Gas production increased by only 1.8% in September 2023 compared to the same month the previous year.
While the gas market is in the process of rebalancing, excess inventories may persist, keeping prices low.
The impact of a strengthening El Niño in the central and eastern Pacific Ocean could further influence temperatures and reduce nationwide heating demand, impacting gas prices in the coming months.
Nigeria Takes Bold Step to Energize Oil Sector: Plans to Revoke Dormant Exploration Leases
The Nigerian Upstream Petroleum and Regulatory Commission (NUPRC) has announced that the Federal Government is considering revoking inactive oil exploration leases granted to companies unable to conduct exploration activities.

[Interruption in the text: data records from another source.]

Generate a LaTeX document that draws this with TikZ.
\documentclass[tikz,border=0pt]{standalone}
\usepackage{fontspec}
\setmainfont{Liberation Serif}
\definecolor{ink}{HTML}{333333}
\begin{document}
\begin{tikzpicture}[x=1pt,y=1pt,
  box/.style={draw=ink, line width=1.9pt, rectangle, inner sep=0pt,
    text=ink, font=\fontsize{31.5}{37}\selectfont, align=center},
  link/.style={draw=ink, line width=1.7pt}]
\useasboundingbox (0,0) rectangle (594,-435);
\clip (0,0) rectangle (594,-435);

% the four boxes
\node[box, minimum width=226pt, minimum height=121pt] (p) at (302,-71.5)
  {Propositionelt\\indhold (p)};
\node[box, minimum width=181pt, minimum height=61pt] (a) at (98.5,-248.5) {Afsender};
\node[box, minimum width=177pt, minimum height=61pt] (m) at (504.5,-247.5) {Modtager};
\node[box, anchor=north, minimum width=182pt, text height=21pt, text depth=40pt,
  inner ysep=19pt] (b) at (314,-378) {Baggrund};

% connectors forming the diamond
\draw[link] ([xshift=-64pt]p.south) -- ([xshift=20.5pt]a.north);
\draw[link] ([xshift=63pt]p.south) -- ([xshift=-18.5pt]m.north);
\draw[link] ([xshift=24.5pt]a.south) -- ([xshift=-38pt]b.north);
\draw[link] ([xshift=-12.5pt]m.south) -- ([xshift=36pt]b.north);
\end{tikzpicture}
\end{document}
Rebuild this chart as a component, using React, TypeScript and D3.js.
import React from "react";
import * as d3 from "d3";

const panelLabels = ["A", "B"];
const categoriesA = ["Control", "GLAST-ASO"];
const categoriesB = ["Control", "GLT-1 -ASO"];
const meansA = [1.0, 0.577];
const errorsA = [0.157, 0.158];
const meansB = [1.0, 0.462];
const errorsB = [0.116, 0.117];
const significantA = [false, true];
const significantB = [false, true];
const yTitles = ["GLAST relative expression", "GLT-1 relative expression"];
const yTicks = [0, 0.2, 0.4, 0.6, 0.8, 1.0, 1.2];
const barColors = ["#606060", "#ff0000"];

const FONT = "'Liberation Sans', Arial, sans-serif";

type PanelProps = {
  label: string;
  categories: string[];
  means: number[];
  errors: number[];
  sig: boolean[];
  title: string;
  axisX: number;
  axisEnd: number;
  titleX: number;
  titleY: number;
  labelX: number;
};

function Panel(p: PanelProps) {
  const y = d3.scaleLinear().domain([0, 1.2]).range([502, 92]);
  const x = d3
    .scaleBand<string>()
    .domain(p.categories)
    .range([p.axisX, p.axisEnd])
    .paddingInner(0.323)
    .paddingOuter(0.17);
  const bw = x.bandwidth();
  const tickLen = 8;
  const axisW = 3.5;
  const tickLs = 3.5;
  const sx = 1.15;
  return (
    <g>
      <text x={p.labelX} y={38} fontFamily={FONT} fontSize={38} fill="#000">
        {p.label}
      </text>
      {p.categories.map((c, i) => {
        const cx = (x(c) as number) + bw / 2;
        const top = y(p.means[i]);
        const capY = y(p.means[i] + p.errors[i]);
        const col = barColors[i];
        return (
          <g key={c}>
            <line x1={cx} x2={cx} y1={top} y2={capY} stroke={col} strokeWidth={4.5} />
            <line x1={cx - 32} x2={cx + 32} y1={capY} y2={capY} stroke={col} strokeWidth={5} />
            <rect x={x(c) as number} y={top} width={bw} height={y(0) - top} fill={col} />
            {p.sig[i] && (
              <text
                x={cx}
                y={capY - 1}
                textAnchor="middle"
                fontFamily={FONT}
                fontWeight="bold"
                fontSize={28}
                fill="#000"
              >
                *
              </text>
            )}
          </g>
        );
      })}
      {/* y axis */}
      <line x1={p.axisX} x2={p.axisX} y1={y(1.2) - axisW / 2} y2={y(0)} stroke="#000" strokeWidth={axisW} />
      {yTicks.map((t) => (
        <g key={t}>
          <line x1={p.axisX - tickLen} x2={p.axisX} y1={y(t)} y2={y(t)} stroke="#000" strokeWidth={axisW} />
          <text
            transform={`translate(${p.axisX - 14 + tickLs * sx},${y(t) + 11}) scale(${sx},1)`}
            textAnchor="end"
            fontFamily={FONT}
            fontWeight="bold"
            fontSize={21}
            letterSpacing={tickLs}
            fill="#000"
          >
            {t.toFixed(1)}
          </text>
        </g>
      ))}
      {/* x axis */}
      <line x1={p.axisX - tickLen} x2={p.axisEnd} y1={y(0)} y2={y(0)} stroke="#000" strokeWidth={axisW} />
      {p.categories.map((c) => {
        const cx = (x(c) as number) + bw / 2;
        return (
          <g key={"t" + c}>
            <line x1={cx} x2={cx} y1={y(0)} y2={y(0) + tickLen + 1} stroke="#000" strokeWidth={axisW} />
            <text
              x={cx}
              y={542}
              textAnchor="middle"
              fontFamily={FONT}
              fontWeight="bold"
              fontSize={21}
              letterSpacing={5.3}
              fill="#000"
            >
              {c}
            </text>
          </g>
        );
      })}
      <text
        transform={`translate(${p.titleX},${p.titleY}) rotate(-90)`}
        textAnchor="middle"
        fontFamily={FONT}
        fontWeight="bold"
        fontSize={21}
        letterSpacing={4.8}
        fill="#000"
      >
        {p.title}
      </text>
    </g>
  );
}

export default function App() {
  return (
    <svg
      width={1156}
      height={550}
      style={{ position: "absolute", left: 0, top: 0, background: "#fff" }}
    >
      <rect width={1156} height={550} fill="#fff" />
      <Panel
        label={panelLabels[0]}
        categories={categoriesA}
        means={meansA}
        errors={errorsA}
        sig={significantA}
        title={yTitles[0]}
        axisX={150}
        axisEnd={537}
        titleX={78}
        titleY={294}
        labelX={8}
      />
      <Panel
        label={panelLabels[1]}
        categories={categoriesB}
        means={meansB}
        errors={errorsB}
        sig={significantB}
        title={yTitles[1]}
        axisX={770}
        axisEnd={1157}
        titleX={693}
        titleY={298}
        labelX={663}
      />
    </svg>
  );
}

Gbenga Komolafe, CEO of NUPRC, conveyed that only companies demonstrating robust technical and financial capabilities would retain their leases under the guidelines of the Petroleum Industry Act (PIA).
“Based on PIA, the commission is focused on delivering value for the nation, so only firms that are technically and financially viable will keep their leases,” affirmed Komolafe in a statement to Reuters.
He outlined that the commission plans to review existing leases, and the allocation of new leases will be contingent upon specific terms and conditions.
Current data from NUPRC reveals that over 60% of prospecting licenses, comprising 53 exploration leases issued since 2003, have expired. Of these, 33 licenses, including four entangled in contract disputes, have not been renewed.
While automatic revocation has not been exercised, the regulator signals a departure from allowing companies to indefinitely retain leases without meaningful exploration activities.
The enactment of the PIA in 2021 empowers the regulator to assess the technical and financial capabilities of companies holding oil exploration leases.
The Nigerian oil and gas sector has faced challenges, witnessing dwindling investments as major players exit onshore and shallow water assets due to security concerns, infrastructure sabotage, and legal disputes in the Niger Delta.
The proposed move aims to incentivize active exploration, addressing the sector’s stagnation and fostering renewed investor confidence.